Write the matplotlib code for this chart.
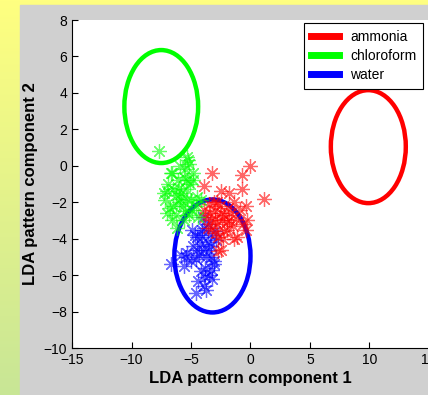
import matplotlib
matplotlib.use('Agg')
import matplotlib.pyplot as plt
import numpy as np
from matplotlib.patches import Ellipse, Rectangle
from matplotlib.lines import Line2D

plt.rcParams['font.family'] = ['Liberation Sans', 'DejaVu Sans']

# class names and colours
classes = ["ammonia", "chloroform", "water"]
colors = ["#ff0000", "#00ff00", "#0000ff"]

# confidence ellipses: centre x, centre y, semi-axis x, semi-axis y
ell_cx = [9.9, -7.5, -3.2]
ell_cy = [1.05, 3.25, -4.95]
ell_rx = [3.15, 3.1, 3.2]
ell_ry = [3.1, 3.1, 3.1]

# LDA scores
ammonia_x = [0.0, -0.7, -3.2, -0.7, 1.1, -2.5, -1.8, -3.9, -0.4, -0.3, -1.4, -0.4,
             -1.1, -2.5, -2.0, -2.7, -3.5, -3.0, -2.6, -2.2, -3.8, -3.3, -2.8, -1.6,
             -2.4, -3.6, -1.9, -3.1, -2.0, -1.2, -3.4, -2.9, -0.9, -2.3, -3.9, -1.5,
             -2.8, -3.2, -2.5, -1.8, -3.0, -2.2, -1.4, -0.6, -2.7]
ammonia_y = [0.0, -0.5, -0.4, -1.3, -1.8, -1.4, -1.5, -1.1, -2.2, -3.0, -2.0, -3.5,
             -3.9, -4.6, -3.5, -4.7, -2.1, -2.5, -2.2, -2.7, -2.8, -3.0, -3.2, -2.6,
             -3.0, -3.4, -2.3, -2.0, -3.1, -2.9, -2.6, -3.7, -2.4, -4.0, -2.4, -3.3,
             -2.0, -3.4, -2.6, -3.0, -2.9, -3.6, -4.0, -3.2, -3.9]

chloroform_x = [-7.7, -6.6, -5.9, -5.25, -5.3, -5.2, -5.6, -6.7, -7.0, -6.0, -6.5, -6.5,
                -7.2, -5.3, -5.1, -4.8, -5.5, -7.3, -5.3, -4.8, -4.5, -7.0, -6.2, -4.9,
                -5.6, -6.0, -5.8, -6.3, -5.0, -5.7, -6.8, -4.6, -5.4, -6.1, -4.4, -6.6,
                -5.9, -6.3, -5.2, -4.2, -6.9, -5.5]
chloroform_y = [0.8, -0.4, 0.0, 0.3, 0.5, 0.1, -0.6, -0.4, -1.4, -1.2, -1.3, -2.2,
                -1.9, -1.8, -1.0, -0.4, -2.5, -1.5, -0.8, -0.8, -1.7, -2.6, -3.4, -2.4,
                -3.0, -2.0, -1.5, -2.7, -1.9, -2.2, -2.3, -2.2, -1.3, -0.8, -2.8, -3.0,
                -1.8, -1.6, -2.7, -1.9, -1.0, -0.2]

water_x = [-4.4, -3.9, -4.6, -3.7, -6.7, -5.6, -5.3, -4.2, -3.5, -3.2, -3.1, -4.5,
           -4.9, -4.1, -3.4, -3.2, -5.8, -3.1, -3.9, -4.0, -3.7, -4.6, -3.6, -5.0,
           -4.3, -3.3, -4.8, -3.8, -3.0, -4.2, -5.4, -3.5, -3.6, -4.7,
           -4.0, -3.3, -4.5, -3.8, -2.9, -4.1]
water_y = [-6.3, -6.6, -7.0, -6.8, -5.4, -5.5, -4.8, -4.3, -4.6, -5.7, -5.4, -3.9,
           -3.5, -3.5, -3.8, -6.2, -4.9, -5.2, -3.4, -2.8, -5.0, -5.1, -4.2, -5.2,
           -4.9, -4.4, -4.4, -5.6, -3.6, -5.8, -5.0, -6.0, -3.2, -3.8,
           -4.6, -5.0, -4.6, -6.1, -4.1, -3.9]

xticks = [-15, -10, -5, 0, 5, 10, 15]
yticks = [-10, -8, -6, -4, -2, 0, 2, 4, 6, 8]

fig = plt.figure(figsize=(4.28, 3.95), dpi=100)

# slide-style background gradient + grey figure panel
bg = fig.add_axes([0, 0, 1, 1], zorder=-10)
grad = np.linspace(0, 1, 256)[:, None]
top = np.array([255, 255, 128]) / 255.0
bot = np.array([200, 230, 150]) / 255.0
img = top[None, None, :] * (1 - grad[:, :, None]) + bot[None, None, :] * grad[:, :, None]
bg.imshow(img, aspect='auto', extent=[0, 1, 0, 1])
bg.add_patch(Rectangle((20 / 428, 0), 408 / 428, 390 / 395, color='#d0d0d0'))
bg.set_xlim(0, 1)
bg.set_ylim(0, 1)
bg.axis('off')

ax = fig.add_axes([72 / 428, 47 / 395, 357 / 428, 328 / 395])
ax.set_facecolor('white')

for i in range(3):
	ax.add_patch(Ellipse((ell_cx[i], ell_cy[i]), 2 * ell_rx[i], 2 * ell_ry[i],
	                     fill=False, edgecolor=colors[i], lw=3.2, zorder=2))

star = (8, 2, 0)
ax.plot(water_x, water_y, linestyle='none', marker=star, ms=10.5, mew=0.9,
        color=colors[2], alpha=0.6, zorder=3)
ax.plot(ammonia_x, ammonia_y, linestyle='none', marker=star, ms=10.5, mew=0.9,
        color=colors[0], alpha=0.6, zorder=4)
ax.plot(chloroform_x, chloroform_y, linestyle='none', marker=star, ms=10.5, mew=0.9,
        color=colors[1], alpha=0.6, zorder=5)

ax.set_xlim(-15, 15)
ax.set_ylim(-10, 8)
ax.set_xticks(xticks)
ax.set_yticks(yticks)
ax.tick_params(direction='in', length=4, labelsize=10, width=0.8)
for s in ['top', 'right']:
	ax.spines[s].set_visible(False)
for s in ['left', 'bottom']:
	ax.spines[s].set_linewidth(0.8)

ax.set_xlabel("LDA pattern component 1", fontsize=12, fontweight='bold', labelpad=3)
ax.set_ylabel("LDA pattern component 2", fontsize=12, fontweight='bold', labelpad=4)

handles = [Line2D([0], [0], color=c, lw=5) for c in colors]
leg = ax.legend(handles, classes, loc='upper right', bbox_to_anchor=(0.984, 0.992),
                borderaxespad=0, fontsize=10, frameon=True, fancybox=False,
                handlelength=2.0, handletextpad=0.8, labelspacing=0.38,
                borderpad=0.5, edgecolor='black', framealpha=1)
leg.get_frame().set_linewidth(0.8)

fig.savefig("out.png", dpi=100)
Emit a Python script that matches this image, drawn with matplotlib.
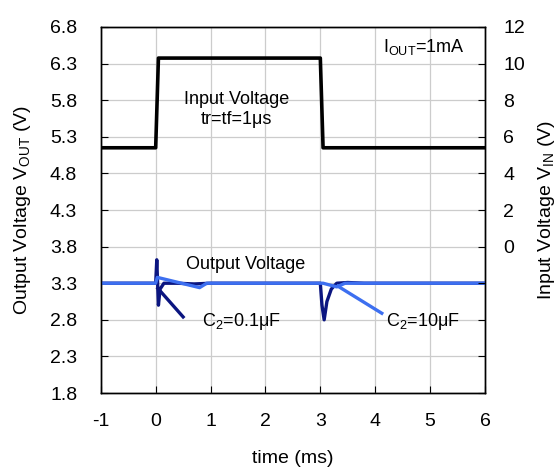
import matplotlib.pyplot as plt
import numpy as np

plt.rcParams['font.family'] = ['Liberation Sans', 'DejaVu Sans']
plt.rcParams['mathtext.fontset'] = 'custom'
plt.rcParams['mathtext.rm'] = 'Liberation Sans'
plt.rcParams['axes.unicode_minus'] = False

# input voltage step (right axis, V)
t_in = [-1, 0.0, 0.05, 3.0, 3.05, 6]
v_in = [5.4, 5.4, 10.3, 10.3, 5.4, 5.4]

# output voltage, C2 = 0.1uF
t_c01 = [-1, 0.0, 0.02, 0.05, 0.08, 0.15, 0.4, 0.7, 1.0, 3.0, 3.03, 3.07, 3.12, 3.2, 3.3, 3.5, 3.8, 6]
v_c01 = [3.3, 3.3, 3.62, 3.0, 3.22, 3.3, 3.3, 3.29, 3.3, 3.3, 3.0, 2.80, 3.05, 3.22, 3.3, 3.31, 3.3, 3.3]

# output voltage, C2 = 10uF
t_c10 = [-1, 0.0, 0.03, 0.8, 0.93, 3.0, 3.05, 3.3, 3.45, 6]
v_c10 = [3.3, 3.3, 3.38, 3.24, 3.3, 3.3, 3.3, 3.25, 3.3, 3.3]

navy = '#0b1580'
lblue = '#3d6ff0'
fs = 14
fa = 13

fig = plt.figure(figsize=(5.6, 4.73), dpi=100)
ax = fig.add_axes([0.180, 0.169, 0.686, 0.774])
ax2 = ax.twinx()

ax.plot(t_c01, v_c01, color=navy, lw=2.4, zorder=3)
ax.plot(t_c10, v_c10, color=lblue, lw=2.4, zorder=4)
# leader lines
ax.plot([0.04, 0.50], [3.23, 2.84], color=navy, lw=2.4, zorder=3)
ax.plot([3.32, 4.12], [3.26, 2.89], color=lblue, lw=2.4, zorder=4)

ax2.plot(t_in, v_in, color='black', lw=2.6)

ax.set_xlim(-1, 6)
ax.set_ylim(1.8, 6.8)
ax2.set_ylim(-8, 12)
ax.set_xticks(range(-1, 7))
ax.set_yticks(np.arange(1.8, 6.81, 0.5))
ax.set_yticklabels([f'{v:.1f}' for v in np.arange(1.8, 6.81, 0.5)])
r_ticks = list(range(-8, 13, 2))
ax2.set_yticks(r_ticks)
ax2.set_yticklabels([str(v) if v >= 0 else '' for v in r_ticks])

ax.grid(True, color='#cccccc', lw=0.9)
ax.set_axisbelow(True)
ax.tick_params(axis='y', direction='in', length=5, pad=17, labelsize=fs)
ax.tick_params(axis='x', direction='in', length=5, pad=14, labelsize=fs)
ax2.tick_params(axis='y', direction='in', length=5, pad=13, labelsize=fs)
for a in (ax, ax2):
    for s in a.spines.values():
        s.set_linewidth(1.0)

ax.set_xlabel('time (ms)', fontsize=fs, labelpad=15)
ax.set_ylabel(r'Output Voltage V$_{\rm OUT}$ (V)', fontsize=fs, labelpad=12)
ax2.set_ylabel(r'Input Voltage V$_{\rm IN}$ (V)', fontsize=fs, labelpad=8)

ax.text(1.48, 5.81, 'Input Voltage', ha='center', va='center', fontsize=fa)
ax.text(1.48, 5.54, 'tr=tf=1μs', ha='center', va='center', fontsize=fa)
ax.text(1.63, 3.55, 'Output Voltage', ha='center', va='center', fontsize=fa)
ax.text(0.84, 2.78, r'C$_{\rm 2}$=0.1μF', ha='left', va='center', fontsize=fa)
ax.text(4.20, 2.78, r'C$_{\rm 2}$=10μF', ha='left', va='center', fontsize=fa)
ax.text(4.14, 6.53, r'I$_{\rm OUT}$=1mA', ha='left', va='center', fontsize=fa)

fig.savefig('out.png', dpi=100)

==================================================

Task statement: Print everything from the line with "Emit a Python" down to the line with "s.set_linewidth(1.0)" in the entries above, both lines included and nothing more, without the pictures.

Exercise solution:
Emit a Python script that matches this image, drawn with matplotlib.
import matplotlib.pyplot as plt
import numpy as np

plt.rcParams['font.family'] = ['Liberation Sans', 'DejaVu Sans']
plt.rcParams['mathtext.fontset'] = 'custom'
plt.rcParams['mathtext.rm'] = 'Liberation Sans'
plt.rcParams['axes.unicode_minus'] = False

# input voltage step (right axis, V)
t_in = [-1, 0.0, 0.05, 3.0, 3.05, 6]
v_in = [5.4, 5.4, 10.3, 10.3, 5.4, 5.4]

# output voltage, C2 = 0.1uF
t_c01 = [-1, 0.0, 0.02, 0.05, 0.08, 0.15, 0.4, 0.7, 1.0, 3.0, 3.03, 3.07, 3.12, 3.2, 3.3, 3.5, 3.8, 6]
v_c01 = [3.3, 3.3, 3.62, 3.0, 3.22, 3.3, 3.3, 3.29, 3.3, 3.3, 3.0, 2.80, 3.05, 3.22, 3.3, 3.31, 3.3, 3.3]

# output voltage, C2 = 10uF
t_c10 = [-1, 0.0, 0.03, 0.8, 0.93, 3.0, 3.05, 3.3, 3.45, 6]
v_c10 = [3.3, 3.3, 3.38, 3.24, 3.3, 3.3, 3.3, 3.25, 3.3, 3.3]

navy = '#0b1580'
lblue = '#3d6ff0'
fs = 14
fa = 13

fig = plt.figure(figsize=(5.6, 4.73), dpi=100)
ax = fig.add_axes([0.180, 0.169, 0.686, 0.774])
ax2 = ax.twinx()

ax.plot(t_c01, v_c01, color=navy, lw=2.4, zorder=3)
ax.plot(t_c10, v_c10, color=lblue, lw=2.4, zorder=4)
# leader lines
ax.plot([0.04, 0.50], [3.23, 2.84], color=navy, lw=2.4, zorder=3)
ax.plot([3.32, 4.12], [3.26, 2.89], color=lblue, lw=2.4, zorder=4)

ax2.plot(t_in, v_in, color='black', lw=2.6)

ax.set_xlim(-1, 6)
ax.set_ylim(1.8, 6.8)
ax2.set_ylim(-8, 12)
ax.set_xticks(range(-1, 7))
ax.set_yticks(np.arange(1.8, 6.81, 0.5))
ax.set_yticklabels([f'{v:.1f}' for v in np.arange(1.8, 6.81, 0.5)])
r_ticks = list(range(-8, 13, 2))
ax2.set_yticks(r_ticks)
ax2.set_yticklabels([str(v) if v >= 0 else '' for v in r_ticks])

ax.grid(True, color='#cccccc', lw=0.9)
ax.set_axisbelow(True)
ax.tick_params(axis='y', direction='in', length=5, pad=17, labelsize=fs)
ax.tick_params(axis='x', direction='in', length=5, pad=14, labelsize=fs)
ax2.tick_params(axis='y', direction='in', length=5, pad=13, labelsize=fs)
for a in (ax, ax2):
    for s in a.spines.values():
        s.set_linewidth(1.0)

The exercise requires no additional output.